God is calling everyone to be His servants. Pastors are called to protect, direct, correct, feed, teach and care for the sheep. They should be loving, loyal, faithful and committed to the Lord and His flock. Theological training and priestly ordination do not necessarily equip the clergy to handle financial, administrative, legal or even personnel matters in a competent manner. The lay people are equal partners in the ministry of the church. Claiming superiority of holiness over the laity is Pharisaic. "There is neither Jew nor Greek, slave nor free, male nor female, you are all one in Christ Jesus" (Gal.3:28).
You and I are placed in this world to be salt and light. We should go into the world with a confidence born out of our belief that God is its Creator. We should study His instruction manual, the Bible, to know how He intended us to live. We should apply what we learn from His word in our daily lives.
Many of us assume that we cannot climb the social ladder if we are good, honest, principled, kind and unselfish. Daniel disproved this assumption. "They could find no corruption in him, because he was trustworthy, and neither corrupt nor negligent" (Dan.6:4). He was faithful and diligent in his work. His personal purity was of the highest calibre. He was consistent in his walk with God.
Spoils of office have great attraction, with their attendant powers. Many get into the church bodies and stay on. This should be curbed by fixed tenure and prescribed terms.
We are all idolaters, by nature. So, we excel in exalting men. (We are equally good in pulling them down!). The bronze serpent that Moses made became Nehushtan in course of time, and the Israelites burnt incense to it.
The laity not only belongs to the church, but they are the church. The laity should have the rightful place in the church and should be truly responsible for the church.

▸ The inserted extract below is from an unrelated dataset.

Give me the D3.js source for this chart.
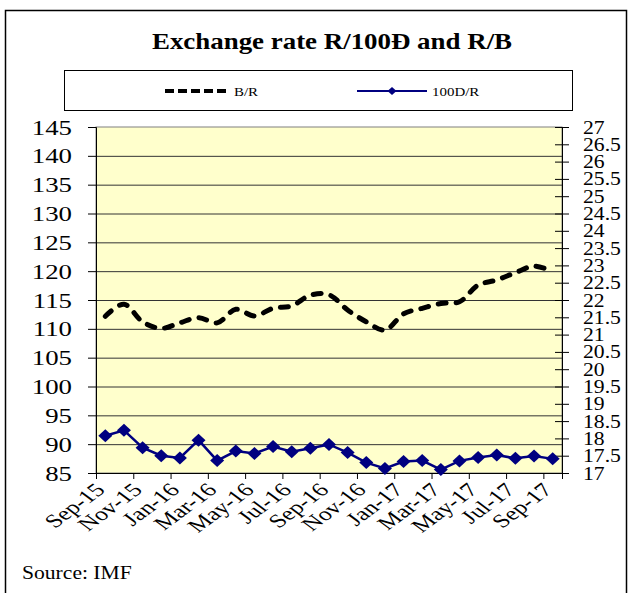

St. Augustine wrote, "As we call everyone 'Christians' in virtue of a mystical anointing, so we call everyone 'priests' because all are members of only one priesthood."
The second Vatican Council exhorted the laity to give greater attention to their ministry. "Their activity within church communities is so necessary that without it the apostolate of the pastors is generally unable to achieve its full effectiveness… As sharers in the mission of Christ, priest, prophet and king, the lay faithful have an active part to play in the life and activity of the church."
Many who are doctrinally opposed to clericalism and teach that there is no need for a priestly order, since the veil was torn two thousand years ago, seem to be labouring hard to stitch the veil back into position. Unprincipled, self-serving leaders rule over the unsuspecting flock. This is now unfortunately true not only in the traditional churches, but also in the new pentecostal and charismatic churches, though yet without cassocks!